◆ THE RECORDS
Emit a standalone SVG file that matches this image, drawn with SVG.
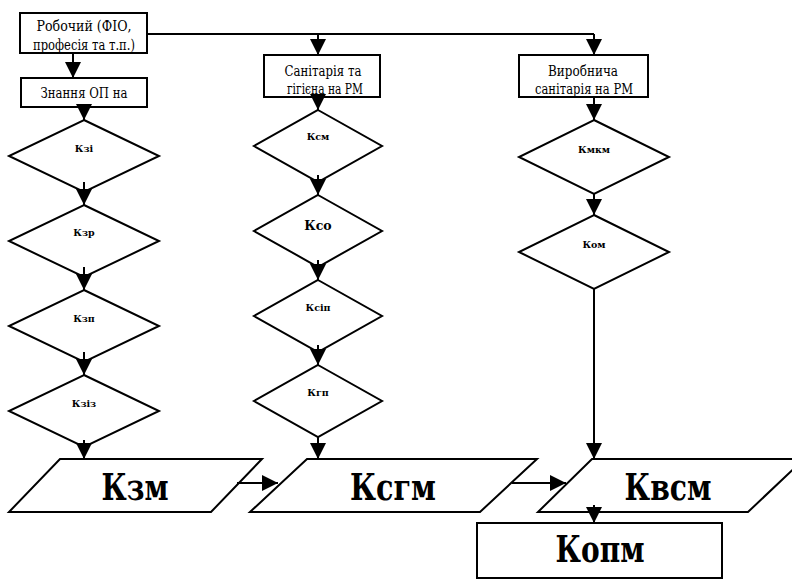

* * *

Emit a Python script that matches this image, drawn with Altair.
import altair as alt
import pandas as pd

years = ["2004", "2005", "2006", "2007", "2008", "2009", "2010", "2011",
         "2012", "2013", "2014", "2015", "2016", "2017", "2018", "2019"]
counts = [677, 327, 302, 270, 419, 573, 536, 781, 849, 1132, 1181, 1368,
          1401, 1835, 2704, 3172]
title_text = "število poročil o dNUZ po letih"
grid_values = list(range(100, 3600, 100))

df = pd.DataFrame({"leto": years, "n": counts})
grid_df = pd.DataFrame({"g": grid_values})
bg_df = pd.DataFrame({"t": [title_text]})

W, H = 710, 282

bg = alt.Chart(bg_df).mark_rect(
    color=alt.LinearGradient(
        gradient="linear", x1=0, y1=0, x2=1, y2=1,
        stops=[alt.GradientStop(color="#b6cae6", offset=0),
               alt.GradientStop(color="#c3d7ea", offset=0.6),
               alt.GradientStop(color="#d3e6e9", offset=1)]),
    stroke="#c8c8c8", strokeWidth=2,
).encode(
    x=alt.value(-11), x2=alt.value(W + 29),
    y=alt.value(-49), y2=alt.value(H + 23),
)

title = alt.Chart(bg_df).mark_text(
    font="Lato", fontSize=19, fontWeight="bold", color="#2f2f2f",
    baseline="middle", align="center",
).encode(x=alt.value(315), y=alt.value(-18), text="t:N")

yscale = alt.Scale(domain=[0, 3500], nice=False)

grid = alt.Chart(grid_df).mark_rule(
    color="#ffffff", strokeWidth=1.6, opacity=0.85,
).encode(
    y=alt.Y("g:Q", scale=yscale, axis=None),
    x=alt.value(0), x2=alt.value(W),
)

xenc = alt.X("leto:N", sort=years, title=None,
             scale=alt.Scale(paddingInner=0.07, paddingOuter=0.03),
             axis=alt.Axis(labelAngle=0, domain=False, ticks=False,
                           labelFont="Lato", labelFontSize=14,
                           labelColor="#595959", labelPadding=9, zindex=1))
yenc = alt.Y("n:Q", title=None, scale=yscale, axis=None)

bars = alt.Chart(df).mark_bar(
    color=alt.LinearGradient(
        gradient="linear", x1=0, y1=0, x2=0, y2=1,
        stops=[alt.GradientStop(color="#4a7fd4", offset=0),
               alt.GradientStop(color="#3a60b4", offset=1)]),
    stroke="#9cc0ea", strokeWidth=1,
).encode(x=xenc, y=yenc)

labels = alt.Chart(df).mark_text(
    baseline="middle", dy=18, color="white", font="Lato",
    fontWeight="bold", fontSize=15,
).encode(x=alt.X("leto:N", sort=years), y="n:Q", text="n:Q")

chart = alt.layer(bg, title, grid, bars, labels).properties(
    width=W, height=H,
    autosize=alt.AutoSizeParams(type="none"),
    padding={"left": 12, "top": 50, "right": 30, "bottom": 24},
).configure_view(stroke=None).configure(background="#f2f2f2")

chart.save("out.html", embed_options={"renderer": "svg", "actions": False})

◆ SHORT PROBLEM
Copy all lines from the material that include "with".

◆ TASK RESPONSE
Emit a standalone SVG file that matches this image, drawn with SVG.
Emit a Python script that matches this image, drawn with Altair.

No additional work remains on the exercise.